In principle, the Iraqi market offers huge potential for German business. A particular priority for the Federal Government is reforming the vocational training sector. It is implementing a whole range of measures as part of its assistance. The Federal Government also provides support to two German Liaison Offices for Industry and Commerce in Iraq (DWI), based in Erbil and Baghdad. The close economic relations between the two countries are also reflected in the biennial meetings of the German-Iraqi Joint Economic Commission. At these meetings, which are co-chaired by the two countries’ Economics Ministers, the two sides discuss issues relating to cooperation in the economic sphere. The most recent meeting was held in Berlin in late September 2015.

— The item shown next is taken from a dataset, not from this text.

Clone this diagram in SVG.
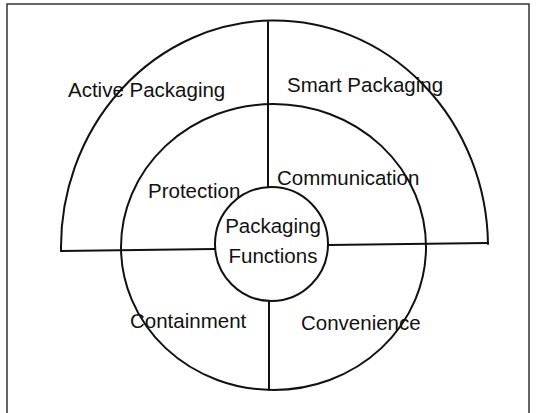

Cultural and educational relations

Germany and Iraq cooperate closely in the cultural and education sectors. The overall conditions for cultural work in Iraq are difficult on account of the tense security situation. Nevertheless, over the past few years the Federal Government has succeeded in markedly stepping up its engagement there, thus continuing a long tradition of cultural cooperation with Iraq, particularly in research and higher education. Every year, some 500 Iraqi students, graduates and researchers come to Germany with assistance from the German Academic Exchange Service (DAAD). The DAAD also has a programme of its own to promote cooperation between German and Iraqi universities. The DAAD has run an Information Centre in Erbil since 2011. 

Another priority area of German-Iraqi cooperation is preserving cultural heritage through individual projects and cooperation arrangements of the German Archaeological Institute.

The Goethe Institute has run a German Dialogue Point in Baghdad since 2008 and has maintained a liaison office in Erbil since 2010.

Five Iraqi schools offering German instruction receive support under the Schools: Partners for the Future initiative: the German School Erbil, which was newly admitted to the programme in 2010, and four other Iraqi state schools. The German School Erbil is attended by around 125 students (from kindergarten up to and including 11th grade).